PEPC gene family plays a crucial role in C4 and CAM photosynthesis and is considered to cause the convergent evolution of these CCMs. In the present study, we detected the convergent amino acid sites of PEPC gene family using relatively limited genomic datasets. In the evolutionary history of the PEPC gene family, gene duplication frequently occurred due to multiple WGD events, but no strong association was observed between PEPC gene duplication and CAM/C4 evolution. 3D protein structures of PEPC gene family are also not associated with C4 and CAM evolution. Additionally, four sites with convergent substitutions were detected in C4-PEPC isoforms, two of which were key functional positions to switch the photosynthetic pathway from C3 to C4 activity. However, no convergent sites were detected in CAM-PEPC genes. Our results indicated that convergent molecular substitutions of PEPC genes played key roles for the origin and convergent evolution of C4 photosynthesis, but convergent evolution of CAM photosynthesis maybe not caused by convergence at the amino acid level in PEPC proteins. However, our limited sampling maybe affect the inference of molecular convergence. In future, the clearly evolutionary trajectories of PEPC genes will be clarified by more genomic data, which included more species of CAM, C4 and C3 relatives.

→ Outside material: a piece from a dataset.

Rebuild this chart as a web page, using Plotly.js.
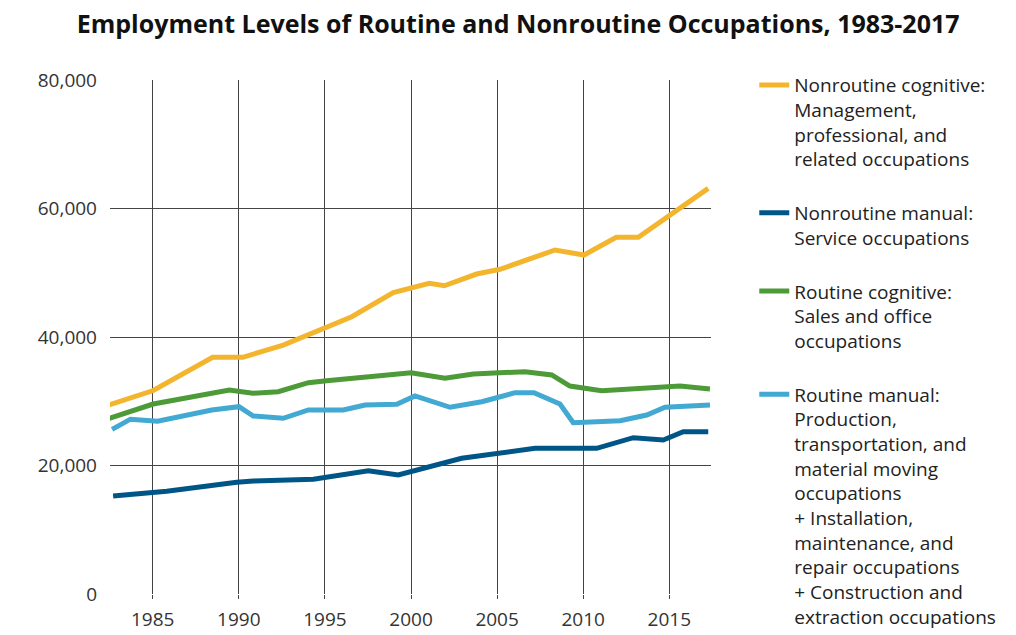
<!DOCTYPE html>
<html>
<head>
<meta charset="utf-8">
<script src="https://cdn.plot.ly/plotly-3.0.1.min.js"></script>
<style>
  html, body { margin: 0; padding: 0; background: #fff; }
  #chart { width: 1016px; height: 635px; }
</style>
</head>
<body>
<div id="chart"></div>
<script>
// ---- Data (x = decimal year, y = employment, thousands) ----
const seriesNames = [
  "Nonroutine cognitive:<br>Management,<br>professional, and<br>related occupations",
  "Nonroutine manual:<br>Service occupations",
  "Routine cognitive:<br>Sales and office<br>occupations",
  "Routine manual:<br>Production,<br>transportation, and<br>material moving<br>occupations<br>+ Installation,<br>maintenance, and<br>repair occupations<br>+ Construction and<br>extraction occupations"
];

const nonroutineCognitiveYears = [1982.27, 1985.03, 1988.48, 1990.23, 1992.58, 1996.56, 1998.97, 2001.06, 2001.93, 2003.81, 2005.17, 2008.36, 2010.05, 2011.92, 2013.2, 2017.26];
const nonroutineCognitiveValues = [29260, 31670, 36840, 36840, 38750, 43160, 46930, 48360, 47980, 49800, 50540, 53540, 52760, 55520, 55520, 63140];

const nonroutineManualYears = [1982.7, 1985.03, 1985.81, 1989.88, 1990.84, 1994.33, 1997.52, 1999.26, 2002.94, 2007.2, 2010.78, 2012.91, 2014.65, 2015.81, 2017.26];
const nonroutineManualValues = [15250, 15770, 16000, 17380, 17590, 17850, 19190, 18520, 21120, 22680, 22680, 24330, 23970, 25260, 25260];

const routineCognitiveYears = [1982.29, 1983.87, 1985.03, 1989.45, 1990.81, 1992.29, 1994.04, 1995.1, 2000.0, 2001.97, 2003.62, 2006.62, 2008.17, 2009.23, 2011.07, 2015.62, 2017.36];
const routineCognitiveValues = [27190, 28680, 29570, 31750, 31240, 31490, 32890, 33200, 34440, 33570, 34240, 34600, 34090, 32370, 31640, 32370, 31910];

const routineManualYears = [1982.64, 1983.71, 1985.28, 1988.43, 1990.01, 1990.84, 1992.58, 1994.04, 1996.07, 1997.33, 1999.17, 2000.23, 2002.27, 2004.11, 2006.04, 2007.14, 2008.65, 2009.42, 2012.14, 2013.69, 2014.75, 2017.36];
const routineManualValues = [25630, 27210, 26880, 28640, 29150, 27700, 27350, 28640, 28640, 29420, 29520, 30820, 29060, 29930, 31330, 31330, 29570, 26660, 26970, 27860, 29060, 29420];

const xTickValues = [1985, 1990, 1995, 2000, 2005, 2010, 2015];
const yTickValues = [0, 20000, 40000, 60000, 80000];

const colors = ["#F4B52E", "#005587", "#4D9A38", "#41A9D2"];

// ---- Traces ----
const xs = [nonroutineCognitiveYears, nonroutineManualYears, routineCognitiveYears, routineManualYears];
const ys = [nonroutineCognitiveValues, nonroutineManualValues, routineCognitiveValues, routineManualValues];

const traces = seriesNames.map((name, i) => ({
  type: "scatter",
  mode: "lines",
  name: name,
  x: xs[i],
  y: ys[i],
  line: { color: colors[i], width: 5 },
  legendgroup: "g" + i,
  hoverinfo: "x+y"
}));

const FONT = "'Open Sans', Lato, 'DejaVu Sans', sans-serif";

const layout = {
  width: 1016,
  height: 635,
  paper_bgcolor: "#ffffff",
  plot_bgcolor: "#ffffff",
  margin: { l: 110, r: 305, t: 80, b: 41, pad: 0, autoexpand: false },
  font: { family: FONT, size: 19, color: "#222" },
  title: {
    text: "<b>Employment Levels of Routine and Nonroutine Occupations, 1983-2017</b>",
    font: { family: FONT, size: 25, color: "#111" },
    x: 0.51, xanchor: "center", xref: "container",
    y: 0.962, yanchor: "middle", yref: "container"
  },
  xaxis: {
    range: [1982.52, 2017.42],
    tickvals: xTickValues,
    ticktext: xTickValues.map(String),
    showgrid: true,
    gridcolor: "#444",
    gridwidth: 1,
    zeroline: false,
    showline: false,
    ticks: "outside",
    ticklen: 4,
    tickcolor: "#444",
    ticklabelstandoff: 4,
    tickfont: { family: FONT, size: 19, color: "#333" }
  },
  yaxis: {
    range: [0, 80000],
    tickvals: yTickValues,
    tickformat: ",",
    showgrid: true,
    gridcolor: "#444",
    gridwidth: 1,
    zeroline: false,
    showline: false,
    ticks: "",
    ticklabelstandoff: 12,
    tickfont: { family: FONT, size: 19, color: "#333" }
  },
  showlegend: true,
  legend: {
    x: 1.072, xanchor: "left",
    yref: "container",
    y: 0.896, yanchor: "top",
    maxheight: 600,
    valign: "top",
    tracegroupgap: 26,
    traceorder: "grouped",
    font: { family: FONT, size: 19, color: "#222" },
    bgcolor: "rgba(0,0,0,0)"
  }
};

Plotly.newPlot("chart", traces, layout, { displayModeBar: false, staticPlot: true });
</script>
</body>
</html>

Molecular convergent sites of 42 PEPC gene/clade combinations in CAM and C4 species
1–33: PEPC gene/clade combinations in CAM plants. 34–42: PEPC gene/clade combinations in C4 plants. PCOC: Profile Change with One Change model; PC: Profile Change model; OC: One Change model, all models were in detail explained by Rey et al. (2018). Posterior probabilities (pp) for the PCOC, PC, and OC models are summarized by top box colors, and the amino acid colors correspond to different amino acid equilibrium frequencies (i.e., different profiles) of the Profile Change with One Change model (PCOC model). Aan, Anthoceros angustus; Aco, Ananas comosus; Afi, Azolla filiculoides; Ahy, Amaranthus hypochondriacus; Atr, Amborella trichopoda; Ath, Arabidopsis thaliana; Gmo, Gnetum montanum; Isi, Isoetes sinensis; Kfe, Kalanchoe fedtschenkoi; Mpo, Marchantia polymorpha; Osa, Oryza sativa; Pab, Picea abies; Pbi, Platycerium bifurcatum; Ppa, Physcomitrella patens; Smo, Selaginella moellendorffii; Smu, Spirogloea muscicola; Zma, Zea mays.